As pet-parents, we like to attribute our pups many of our human characteristics. In fact, dogs and humans are both mammals who share many similarities when it comes to behaviors, feelings, and emotions; but do dogs cry? We may see tears coming from our dog’s eyes, and we may get scared and think: OMG my baby is crying! But do dogs cry the same way we do? Can they express their emotions through crying?
Do dogs cry? Tears in mammals
Mammals have three kinds of tears:
Basal: These are everyday tears since they guarantee the normal functioning of the eye by keeping it wet and moist. All mammals have them.
Reflexive: They are in charge of protecting the eye against dirt and other debris, by flushing them out.
Emotional: These tears are a response to emotions and feelings, and they come in higher volume. Whether it is for sadness or happiness, they appear as an emotional response.
Dogs' eyes have the first two kinds of tears, basal and reflexive, but they don't have an emotional eye response. So, while dogs can totally feel sad and grief just like us, human beings are the only animals who can shed tears out of emotions.

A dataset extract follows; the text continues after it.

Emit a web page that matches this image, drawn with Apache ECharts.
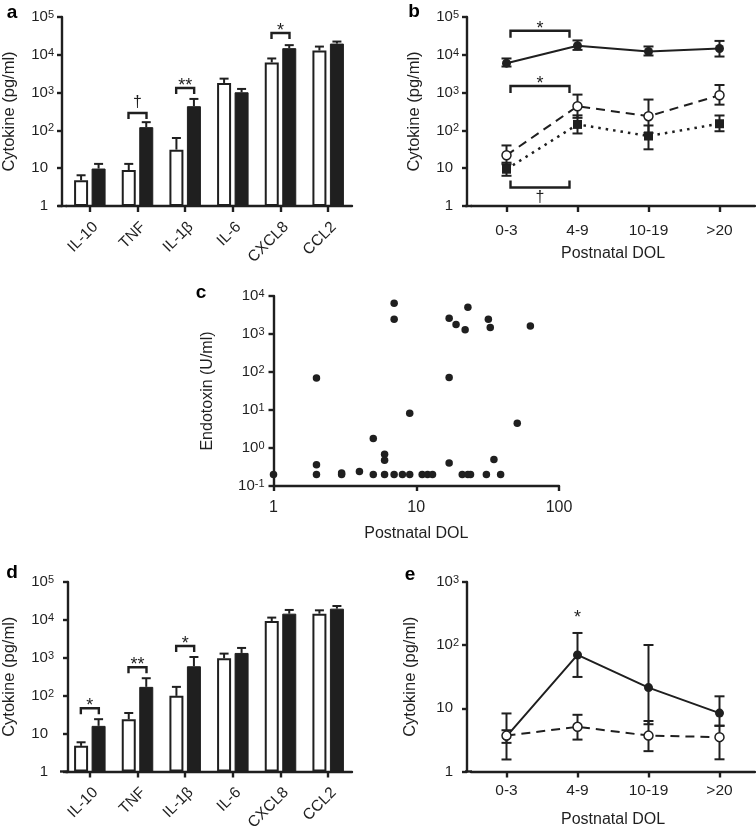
<!DOCTYPE html>
<html><head><meta charset="utf-8">
<script src="https://cdn.jsdelivr.net/npm/echarts@6/dist/echarts.min.js"></script>
<style>html,body{margin:0;padding:0;background:#fff}#c{width:756px;height:836px}</style>
</head><body><div id="c"></div>
<script>
// ---------------- Data ----------------
var cytokines = ['IL-10', 'TNF', 'IL-1β', 'IL-6', 'CXCL8', 'CCL2'];
// panel a
var aWhite    = [4.8, 8.9, 31, 1800, 6300, 13000];
var aWhiteErr = [6.5, 13, 63, 2340, 8000, 16500];
var aBlack    = [9.8, 122, 437, 1020, 15000, 19800];
var aBlackErr = [13, 165, 680, 1250, 18000, 22400];
var aBracketCats  = [1, 2, 4];
var aBracketVals  = [288, 1320, 37800];
var aBracketMarks = ['†', '**', '*'];
// panel b
var dolGroups = ['0-3', '4-9', '10-19', '>20'];
var bSolid    = [6000, 17300, 12200, 14700];
var bSolidLo  = [4900, 13500, 9600, 9000];
var bSolidHi  = [8000, 24000, 16600, 23300];
var bDashed   = [22, 436, 238, 850];
var bDashedLo = [12.7, 215, 86, 480];
var bDashedHi = [40, 885, 655, 1590];
var bDotted   = [9.4, 144, 71, 150];
var bDottedLo = [6.3, 83, 31.6, 95];
var bDottedHi = [14, 250, 135, 248];
var bBracketVals  = [43400, 1500, 3.1];
var bBracketMarks = ['*', '*', '†'];
// panel c
var cDOL = [1, 2, 2, 2, 3, 3, 4, 5, 5, 6, 6, 6, 7, 7, 7, 8, 9, 9, 11, 12, 13, 17, 17, 17, 19, 21, 22, 23, 23, 24, 31, 32, 33, 35, 39, 51, 63];
var cEndotoxin = [0.2, 0.2, 0.36, 69, 0.22, 0.2, 0.24, 1.77, 0.2, 0.68, 0.475, 0.2, 6400, 2430, 0.2, 0.2, 8.2, 0.2, 0.2, 0.2, 0.2, 2580, 72, 0.4, 1790, 0.2, 1300, 5020, 0.2, 0.2, 0.2, 2430, 1490, 0.5, 0.2, 4.5, 1620];
// panel d
var dWhite    = [4.75, 24, 99, 972, 9370, 14600];
var dWhiteErr = [5.9, 35, 171, 1290, 11500, 17900];
var dBlack    = [16, 171, 598, 1343, 14600, 19800];
var dBlackErr = [24, 289, 1050, 1820, 18300, 23300];
var dBracketCats  = [0, 1, 2];
var dBracketVals  = [46.5, 562, 2040];
var dBracketMarks = ['*', '**', '*'];
// panel e
var eSolid    = [3.6, 70, 21.3, 8.4];
var eSolidLo  = [1.55, 31.4, 5.6, 5.3];
var eSolidHi  = [8.3, 156, 100.7, 15.5];
var eDashed   = [3.7, 5.1, 3.7, 3.5];
var eDashedLo = [2.84, 3.2, 2.1, 1.56];
var eDashedHi = [4.5, 7.9, 6.3, 5.3];
var eStarCats = [1];
var eStarVals = [250];
var eStarMarks = ['*'];

// ---------------- Style ----------------
var INK = '#1f1f1f';
var FF = '"Liberation Sans", Arial, Helvetica, sans-serif';
var FS = 15;
var FSX = 15.5;
var FSN = 16.5;
var LW = 2.4;
var G = {
  a: {left: 66, top: 17, width: 286, height: 189},
  b: {left: 471, top: 17, width: 284, height: 189},
  c: {left: 273.5, top: 296, width: 285.5, height: 190},
  d: {left: 66, top: 582, width: 286, height: 189.5},
  e: {left: 471, top: 582, width: 284, height: 189.5}
};
var BAR_W = 14, BAR_OFF = 8.75;

function powLabel(allPow) {
  return function (v) {
    var n = Math.round(Math.log(v) / Math.LN10);
    if (!allPow && n === 0) return '{n|1}';
    if (!allPow && n === 1) return '{n|10}';
    return '10{s|' + n + '}';
  };
}
function rich(padR) {
  return {
    n: {fontSize: FS, color: INK, fontFamily: FF, padding: [0, padR, 0, 0]},
    s: {fontSize: 11, color: INK, fontFamily: FF, verticalAlign: 'top', padding: [0, 0, 5, 0], lineHeight: 11}
  };
}
var lineAx = {show: true, lineStyle: {color: INK, width: LW}};
function tick(len) { return {show: true, length: len, lineStyle: {color: INK, width: LW}}; }
function nameStyle(fs) { return {fontSize: fs || FSN, color: INK, fontFamily: FF}; }

function logY(gi, min, max, offset, nameGap, allPow, padR, margin) {
  return {
    gridIndex: gi, type: 'log', logBase: 10, min: min, max: max, offset: offset,
    axisLine: lineAx, axisTick: tick(5), splitLine: {show: false}, minorTick: {show: false},
    axisLabel: {formatter: powLabel(allPow), rich: rich(padR), fontSize: FS, color: INK, fontFamily: FF, margin: margin},
    name: gi === 2 ? 'Endotoxin (U/ml)' : 'Cytokine (pg/ml)',
    nameLocation: 'middle', nameGap: nameGap, nameRotate: 90, nameMoveOverlap: false,
    nameTextStyle: nameStyle()
  };
}
function catBars(gi) {
  return {
    gridIndex: gi, type: 'category', data: cytokines,
    axisLine: lineAx, axisTick: Object.assign(tick(6), {alignWithLabel: true}), splitLine: {show: false},
    axisLabel: {rotate: 45, interval: 0, fontSize: FSX, color: INK, fontFamily: FF, margin: 13, verticalAlign: 'top'}
  };
}
function catDol(gi, margin) {
  return {
    gridIndex: gi, type: 'category', data: dolGroups,
    axisLine: lineAx, axisTick: Object.assign(tick(6), {alignWithLabel: true}), splitLine: {show: false},
    axisLabel: {interval: 0, fontSize: FSX, color: INK, fontFamily: FF, margin: margin},
    name: 'Postnatal DOL', nameLocation: 'middle', nameGap: 40, nameMoveOverlap: false,
    nameTextStyle: nameStyle(16)
  };
}

// ------------- custom renderers -------------
function upperErr(offset) {
  return function (params, api) {
    var top = api.coord([api.value(0), api.value(1)]);
    var hi = api.coord([api.value(0), api.value(2)]);
    var x = top[0] + offset;
    var st = {stroke: INK, lineWidth: 2};
    return {type: 'group', children: [
      {type: 'line', shape: {x1: x, y1: top[1], x2: x, y2: hi[1]}, style: st},
      {type: 'line', shape: {x1: x - 4.5, y1: hi[1], x2: x + 4.5, y2: hi[1]}, style: st}
    ]};
  };
}
function twoErr(params, api) {
  var lo = api.coord([api.value(0), api.value(1)]);
  var hi = api.coord([api.value(0), api.value(2)]);
  var x = lo[0];
  var st = {stroke: INK, lineWidth: 2};
  return {type: 'group', children: [
    {type: 'line', shape: {x1: x, y1: lo[1], x2: x, y2: hi[1]}, style: st},
    {type: 'line', shape: {x1: x - 5, y1: hi[1], x2: x + 5, y2: hi[1]}, style: st},
    {type: 'line', shape: {x1: x - 5, y1: lo[1], x2: x + 5, y2: lo[1]}, style: st}
  ]};
}
function markText(mark, x, y, above) {
  var star = mark.indexOf('*') >= 0;
  var yy = above ? (star ? y - 2 : y - 10) : y + 10;
  return {type: 'text', style: {text: mark, x: x, y: yy, align: 'center', verticalAlign: 'middle',
    fontSize: star ? 18 : 16, fontFamily: FF, fill: INK}};
}
function barBracket(marks) {
  return function (params, api) {
    var p = api.coord([api.value(0), api.value(1)]);
    var x1 = p[0] - 9, x2 = p[0] + 9, y = p[1];
    return {type: 'group', children: [
      {type: 'polyline', shape: {points: [[x1, y + 6], [x1, y], [x2, y], [x2, y + 6]]},
        style: {stroke: INK, lineWidth: LW, fill: null}},
      markText(marks[params.dataIndex], (x1 + x2) / 2, y, true)
    ]};
  };
}
function spanBracket(marks) {
  return function (params, api) {
    var p1 = api.coord([api.value(0), api.value(2)]);
    var p2 = api.coord([api.value(1), api.value(2)]);
    var x1 = p1[0] + 4, x2 = p2[0] - 8, y = p1[1];
    var up = marks[params.dataIndex].indexOf('*') < 0;
    var leg = up ? -7 : 7;
    return {type: 'group', children: [
      {type: 'polyline', shape: {points: [[x1, y + leg], [x1, y], [x2, y], [x2, y + leg]]},
        style: {stroke: INK, lineWidth: LW, fill: null}},
      markText(marks[params.dataIndex], (x1 + x2) / 2, y, !up)
    ]};
  };
}
function starOnly(marks) {
  return function (params, api) {
    var p = api.coord([api.value(0), api.value(1)]);
    return markText(marks[params.dataIndex], p[0], p[1], true);
  };
}
function pairs(cats, vals) { return cats.map(function (c, i) { return [c, vals[i]]; }); }

// ------------- series -------------
function barSeries(gi, white, whiteErr, black, blackErr, bCats, bVals, bMarks) {
  return [
    {type: 'bar', xAxisIndex: gi, yAxisIndex: gi, data: white, barWidth: BAR_W, barGap: '25%',
      itemStyle: {color: '#fff', borderColor: INK, borderWidth: 2}, z: 2},
    {type: 'bar', xAxisIndex: gi, yAxisIndex: gi, data: black, barWidth: BAR_W, barGap: '25%',
      itemStyle: {color: INK, borderColor: INK, borderWidth: 1}, z: 2},
    {type: 'custom', xAxisIndex: gi, yAxisIndex: gi, renderItem: upperErr(-BAR_OFF),
      data: white.map(function (v, i) { return [i, v, whiteErr[i]]; }), encode: {x: 0, y: [1, 2]}, z: 3},
    {type: 'custom', xAxisIndex: gi, yAxisIndex: gi, renderItem: upperErr(BAR_OFF),
      data: black.map(function (v, i) { return [i, v, blackErr[i]]; }), encode: {x: 0, y: [1, 2]}, z: 3},
    {type: 'custom', xAxisIndex: gi, yAxisIndex: gi, renderItem: barBracket(bMarks),
      data: pairs(bCats, bVals), encode: {x: 0, y: 1}, z: 4}
  ];
}
function lineSeries(gi, vals, lo, hi, kind) {
  var s = {type: 'line', xAxisIndex: gi, yAxisIndex: gi, data: vals, z: 4,
    lineStyle: {color: INK, width: 2}, symbolSize: 9, symbol: 'circle',
    itemStyle: {color: INK, opacity: 1}};
  if (kind === 'dashed') {
    s.lineStyle.type = [9, 6];
    s.itemStyle = {color: '#fff', borderColor: INK, borderWidth: 1.5, opacity: 1};
  } else if (kind === 'dotted') {
    s.lineStyle.type = [2.5, 5];
    s.lineStyle.width = 2.5;
    s.symbol = 'rect';
    s.symbolSize = 9;
  }
  var e = {type: 'custom', xAxisIndex: gi, yAxisIndex: gi, renderItem: twoErr, z: 3,
    data: vals.map(function (v, i) { return [i, lo[i], hi[i]]; }), encode: {x: 0, y: [1, 2]}};
  return [s, e];
}

var series = []
  .concat(barSeries(0, aWhite, aWhiteErr, aBlack, aBlackErr, aBracketCats, aBracketVals, aBracketMarks))
  .concat(lineSeries(1, bSolid, bSolidLo, bSolidHi, 'solid'))
  .concat(lineSeries(1, bDashed, bDashedLo, bDashedHi, 'dashed'))
  .concat(lineSeries(1, bDotted, bDottedLo, bDottedHi, 'dotted'))
  .concat([{type: 'custom', xAxisIndex: 1, yAxisIndex: 1, renderItem: spanBracket(bBracketMarks), z: 5,
    data: bBracketVals.map(function (v) { return [0, 1, v]; }), encode: {x: [0, 1], y: 2}}])
  .concat([{type: 'scatter', xAxisIndex: 2, yAxisIndex: 2, symbol: 'circle', symbolSize: 7.5,
    itemStyle: {color: INK, opacity: 1}, data: cDOL.map(function (x, i) { return [x, cEndotoxin[i]]; }), clip: false}])
  .concat(barSeries(3, dWhite, dWhiteErr, dBlack, dBlackErr, dBracketCats, dBracketVals, dBracketMarks))
  .concat(lineSeries(4, eSolid, eSolidLo, eSolidHi, 'solid'))
  .concat(lineSeries(4, eDashed, eDashedLo, eDashedHi, 'dashed'))
  .concat([{type: 'custom', xAxisIndex: 4, yAxisIndex: 4, renderItem: starOnly(eStarMarks), z: 5,
    data: pairs(eStarCats, eStarVals), encode: {x: 0, y: 1}}]);

// axis overhang segments (Prism style: x-axis starts left of the y-axis)
function overhang(g, x0) {
  var y = g.top + g.height;
  return {type: 'line', shape: {x1: x0, y1: y, x2: g.left + 1, y2: y}, style: {stroke: INK, lineWidth: LW}, z: 10};
}
function letter(t, x, y) {
  return {type: 'text', style: {text: t, x: x, y: y, align: 'center', verticalAlign: 'middle',
    font: 'bold 19px ' + FF, fill: '#000'}, z: 10};
}

var option = {
  animation: false,
  backgroundColor: '#fff',
  grid: ['a', 'b', 'c', 'd', 'e'].map(function (k) {
    return Object.assign({containLabel: false, outerBoundsMode: 'none'}, G[k]);
  }),
  xAxis: [
    catBars(0),
    catDol(1, 17),
    {gridIndex: 2, type: 'log', logBase: 10, min: 1, max: 100,
      axisLine: lineAx, axisTick: tick(5), splitLine: {show: false}, minorTick: {show: false},
      axisLabel: {formatter: function (v) { return String(Math.round(v)); }, fontSize: 16, color: INK, fontFamily: FF, margin: 14},
      name: 'Postnatal DOL', nameLocation: 'middle', nameGap: 40, nameMoveOverlap: false, nameTextStyle: nameStyle(16)},
    catBars(3),
    catDol(4, 11)
  ],
  yAxis: [
    logY(0, 1, 100000, 4, 44, false, 6, 8),
    logY(1, 1, 100000, 4, 44, false, 6, 8),
    Object.assign(logY(2, 0.1, 10000, 0, 58, true, 0, 9), {nameTextStyle: nameStyle(16)}),
    logY(3, 1, 100000, -2, 50, false, 6, 14),
    logY(4, 1, 1000, 4, 48, false, 6, 8)
  ],
  series: series,
  graphic: [
    overhang(G.a, 58), overhang(G.b, 465), overhang(G.d, 60), overhang(G.e, 465),
    letter('a', 12, 13), letter('b', 414, 12), letter('c', 201, 293), letter('d', 12, 573), letter('e', 410, 575)
  ]
};

var chart = echarts.init(document.getElementById('c'), null, {renderer: 'canvas'});
chart.setOption(option);
</script>
</body></html>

This doesn’t mean that dogs aren't sad or that they can’t express their sadness, they just do it in a different way. How? Through whimpers, yelping, whining, refusing treats, sleeping more than usual, and showing apathy around the things they used to enjoy.
‘But how is that possible? I’ve seen my dog shedding tears many times!’
Eye discharge is a pretty common process in dogs. In fact, you can use our Facial and Tear Cleaning Wipes in order to remove tears and saliva stains. However, if your pup is experiencing excessive tearing, now you know it is not because he/she is sad. You may need to pay attention since it can be a sign of a health issue.
Blockage of tear duct: If dogs’ eye sockets aren’t big enough, if eyelids are turned inwards, or if there is hair growth around the eyes, tear ducts can get blocked. When this happens, the drainage system is probably not working properly, and the eyes tend to be watery most of the time. Short-nosed breeds are more prone to tear duct blockage: Pugs, French Bulldogs, Pekingese, and Shih-Tzu, just to name a few.
Allergies: When dogs suffer from eye allergies, besides excessive tearing, they can experience redness, irritation, squinting of the affected eye, and pawing at their face. Allergies need to be correctly diagnosed by a vet in order to treat them. He/she will run several tests in order to dismiss other conditions and confirm allergic conjunctivitis. Once the diagnosis is confirmed, you should try to identify the allergens that are causing your dog's eye irritation, in order to avoid your pup having close contact with them.
Infections: Dogs’ eyes can get infected due to different reasons: keratitis, bacteria, fungi, viruses, and parasites, among others. The symptoms of infections are swelling, smelly discharge, tearing, and squinting. Infections need to be treated immediately: If they remain unsupervised, dogs can experience an infection of the cornea. You can read more about it in our blog about Dog eyes' infections.
Speck of dirt: Just as it happens to us humans when a speck of dirt enters your eye, it will fight back and will produce tears in order to flush the dust away. Usually, the speck of dirt goes away within a few minutes or hours, after the eye flushes it out. However, if you notice your dog is still struggling, please consult with the vet.